If there will always be a social_mcouple that corresponds to social_members, or you're only interested in rows where there is a correspondence then you may use an INNER JOIN. If you need all social_members regardless of whether there is a corresponding social_mcouple then you will need a LEFT JOIN. The LEFT JOIN will give you all rows with social_mcouple.* set to NULL where there is not a match.

The performance hit will really depend on the size of your datasets.

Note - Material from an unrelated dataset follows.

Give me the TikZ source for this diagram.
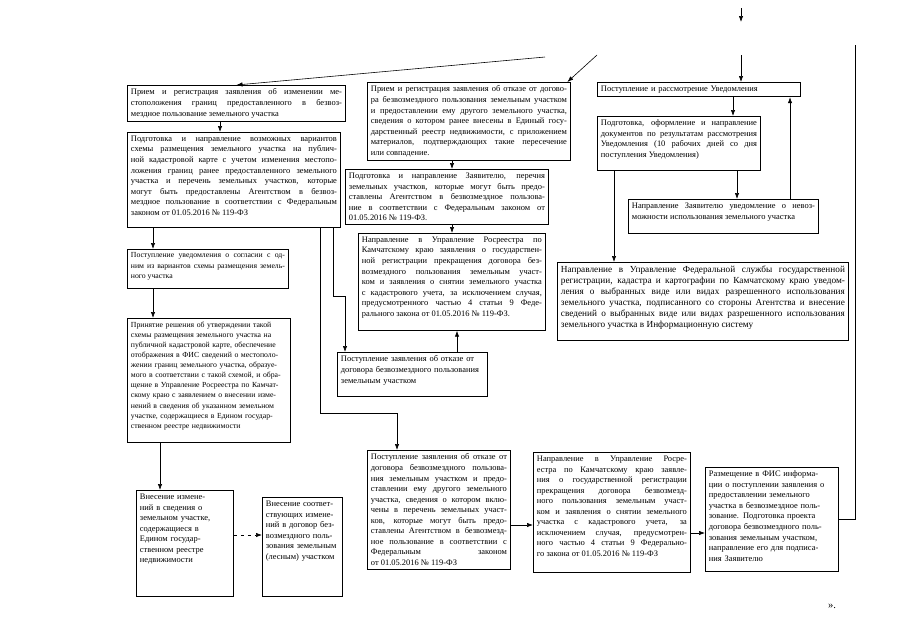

EDIT: adding a sample UNION query.

$res = @mysql_query("
(SELECT social_members.*, social_member_types.*, DATE_FORMAT(m_lld,'%m/%d/%y') AS m_lld_formatted,
  NULL AS mcouple1, NULL AS mcouple2, NULL AS mcouple3
FROM social_members 
LEFT JOIN social_member_types ON t_id=m_type
WHERE m_user='".$en['user']."' AND m_type != 2)

UNION

(SELECT social_members.*, social_member_types.*, DATE_FORMAT(m_lld,'%m/%d/%y') AS m_lld_formatted,
    social_mcouple.mcouple1, social_mcouple.mcouple2, social_mcouple.mcouple3
FROM social_members 
LEFT JOIN social_member_types ON t_id=m_type
     JOIN social_mcouple ON social_members.m_id = social_mcouple.c_id
WHERE m_user='".$en['user']."' AND m_type = 2)
");
thetaiko
I'm only going to need all the fields from social_mcouple IF social_member.m_id = social_mcouple.c_id IF not then the social_mcouple table will not be needed at all. So if I read your answer correctly in my case LEFT JOIN is what i'll needed and not INNER JOIN?
acctman
Also is there a way to write the statement almost like an IF statement WHERE IF m_type = 2 Then run the LEFT JOIN for social_mcouple IF not keep the statement the same?
acctman
@acctman - that is correct.
thetaiko
@acctman - you have a couple of options there. You could write a `UNION` with the first `SELECT` setting `NULL AS c_id, NULL AS ...` for each `social_mcouple` field with the added `WHERE m_type != 2` and the second `SELECT` using `WHERE m_type = 2`
thetaiko
@acctman, that would also give you the benefit of using an `INNER JOIN` rather than a `LEFT JOIN` because there will always be a match if `m_type = 2`, right?
thetaiko
@thetaiko yes there will always be a match in social_mcouple for .c_id = m_id if m_type = 2
acctman
hmm I've never used a Union or Inner before, all the examples I've googled seen dont apply to what I'm trying to do. can you assist me with a working example
acctman
@acctman - BTW - how about a little upvote love for my time?
thetaiko
@thetaiko I was trying to upvote earlier... but its telling me reputation needs to be at 15 in order to upvote.
acctman
@thetaiko the upgraded my rep, so I was able to upvote. question about the sample, if I did NULL AS * then social_mcouple.* in the second select would that be valid? Because all the fields in mcouple need to be selected (6 fields). Thanks for all the help
acctman
NULL AS * won't work. You'll have to specify the names of all the fields. So if mcouple has fields 'a', 'b', 'c' ... then you'll need NULL AS a, NULL AS b, NULL AS c, etc.